:: EXTRACTED INFORMATION ::

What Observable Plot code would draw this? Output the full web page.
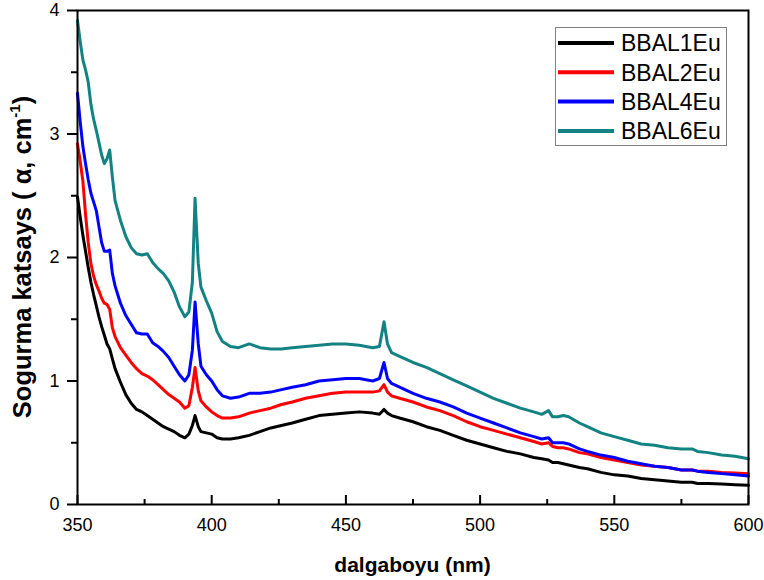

==

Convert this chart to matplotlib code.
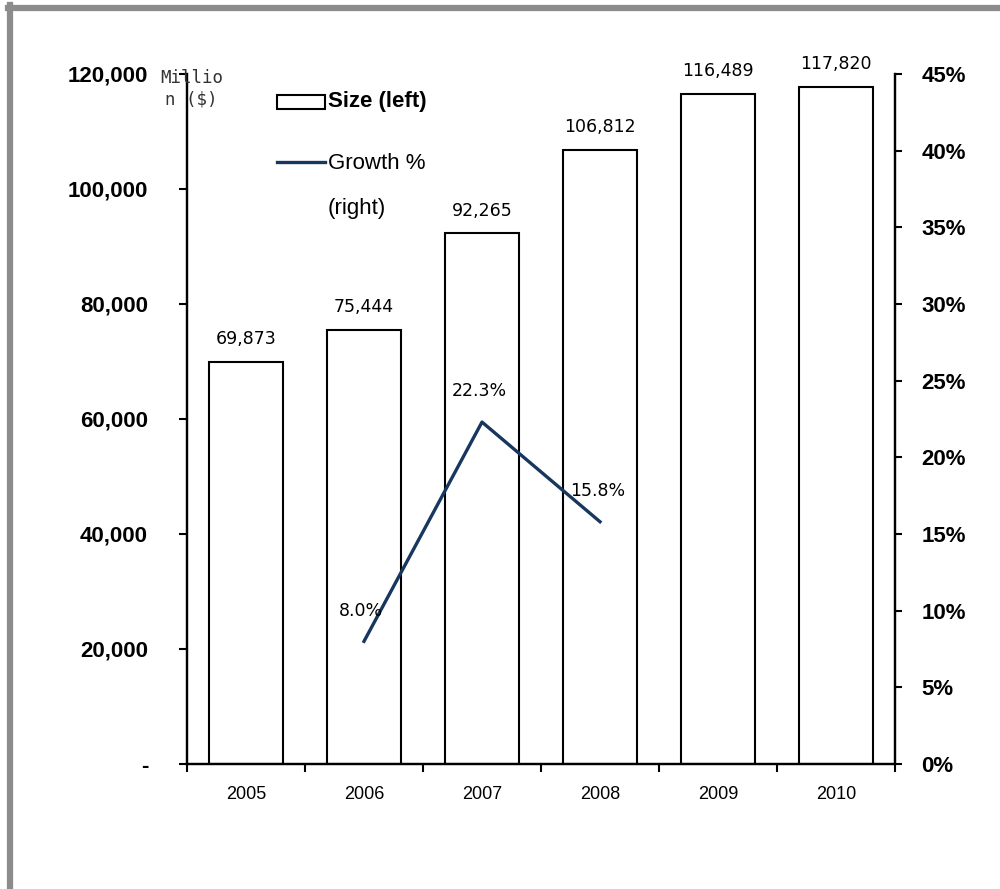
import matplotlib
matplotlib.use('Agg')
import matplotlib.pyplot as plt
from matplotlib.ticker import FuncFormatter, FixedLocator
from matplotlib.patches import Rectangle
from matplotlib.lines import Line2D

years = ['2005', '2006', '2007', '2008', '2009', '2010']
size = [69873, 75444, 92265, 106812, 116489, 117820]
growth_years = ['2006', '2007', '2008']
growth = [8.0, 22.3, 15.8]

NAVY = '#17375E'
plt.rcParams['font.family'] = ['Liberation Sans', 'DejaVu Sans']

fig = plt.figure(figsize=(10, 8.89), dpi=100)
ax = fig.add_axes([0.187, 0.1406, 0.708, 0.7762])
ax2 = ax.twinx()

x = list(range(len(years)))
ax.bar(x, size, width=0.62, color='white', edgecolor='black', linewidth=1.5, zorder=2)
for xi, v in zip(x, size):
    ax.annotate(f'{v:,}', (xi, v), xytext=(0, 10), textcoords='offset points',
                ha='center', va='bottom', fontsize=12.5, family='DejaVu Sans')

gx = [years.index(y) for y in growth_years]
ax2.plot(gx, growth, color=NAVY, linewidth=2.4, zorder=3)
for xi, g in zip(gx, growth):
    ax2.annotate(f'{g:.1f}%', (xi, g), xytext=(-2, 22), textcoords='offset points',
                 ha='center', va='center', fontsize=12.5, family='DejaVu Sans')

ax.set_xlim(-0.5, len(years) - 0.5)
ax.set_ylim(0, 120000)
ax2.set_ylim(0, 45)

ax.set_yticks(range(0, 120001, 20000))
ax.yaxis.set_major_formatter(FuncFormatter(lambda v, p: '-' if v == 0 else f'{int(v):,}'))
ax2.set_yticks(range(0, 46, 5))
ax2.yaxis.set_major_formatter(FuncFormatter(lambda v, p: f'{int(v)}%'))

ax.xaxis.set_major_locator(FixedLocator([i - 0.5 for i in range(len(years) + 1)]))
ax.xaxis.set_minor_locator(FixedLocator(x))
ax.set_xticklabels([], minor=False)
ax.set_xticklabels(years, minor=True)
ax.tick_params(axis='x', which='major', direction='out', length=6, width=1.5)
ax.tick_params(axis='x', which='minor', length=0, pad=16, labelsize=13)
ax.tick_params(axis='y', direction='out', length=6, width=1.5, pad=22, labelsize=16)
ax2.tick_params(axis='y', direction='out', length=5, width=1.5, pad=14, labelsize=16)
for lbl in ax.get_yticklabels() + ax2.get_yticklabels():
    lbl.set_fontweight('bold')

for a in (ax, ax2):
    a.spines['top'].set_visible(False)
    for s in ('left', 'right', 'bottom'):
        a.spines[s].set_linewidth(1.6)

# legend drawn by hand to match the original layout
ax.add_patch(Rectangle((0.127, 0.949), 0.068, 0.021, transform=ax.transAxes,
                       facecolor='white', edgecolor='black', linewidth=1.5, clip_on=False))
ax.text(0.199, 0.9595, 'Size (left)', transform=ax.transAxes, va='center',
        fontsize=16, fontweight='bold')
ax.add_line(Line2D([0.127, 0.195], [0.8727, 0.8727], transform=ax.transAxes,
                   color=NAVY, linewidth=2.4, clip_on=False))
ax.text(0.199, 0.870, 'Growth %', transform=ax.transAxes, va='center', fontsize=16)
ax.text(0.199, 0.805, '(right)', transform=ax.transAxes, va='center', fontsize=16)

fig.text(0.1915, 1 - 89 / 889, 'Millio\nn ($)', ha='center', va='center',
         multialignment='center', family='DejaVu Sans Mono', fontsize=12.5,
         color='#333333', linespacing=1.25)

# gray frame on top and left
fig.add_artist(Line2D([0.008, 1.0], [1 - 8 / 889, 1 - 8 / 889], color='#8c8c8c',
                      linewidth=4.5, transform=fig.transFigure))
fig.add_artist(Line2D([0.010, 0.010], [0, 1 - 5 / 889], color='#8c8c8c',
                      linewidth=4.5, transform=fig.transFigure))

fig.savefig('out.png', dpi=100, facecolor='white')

:: WHAT YOU WILL DO ::
Leave out the pictures, and copy only the lines from the one holding "Convert this chart to matplotlib code." through the one holding "plt.rcParams['font.family'] = ['Liberation", exactly as written.

:: TASK ANSWER ::
Convert this chart to matplotlib code.
import matplotlib
matplotlib.use('Agg')
import matplotlib.pyplot as plt
from matplotlib.ticker import FuncFormatter, FixedLocator
from matplotlib.patches import Rectangle
from matplotlib.lines import Line2D

years = ['2005', '2006', '2007', '2008', '2009', '2010']
size = [69873, 75444, 92265, 106812, 116489, 117820]
growth_years = ['2006', '2007', '2008']
growth = [8.0, 22.3, 15.8]

NAVY = '#17375E'
plt.rcParams['font.family'] = ['Liberation Sans', 'DejaVu Sans']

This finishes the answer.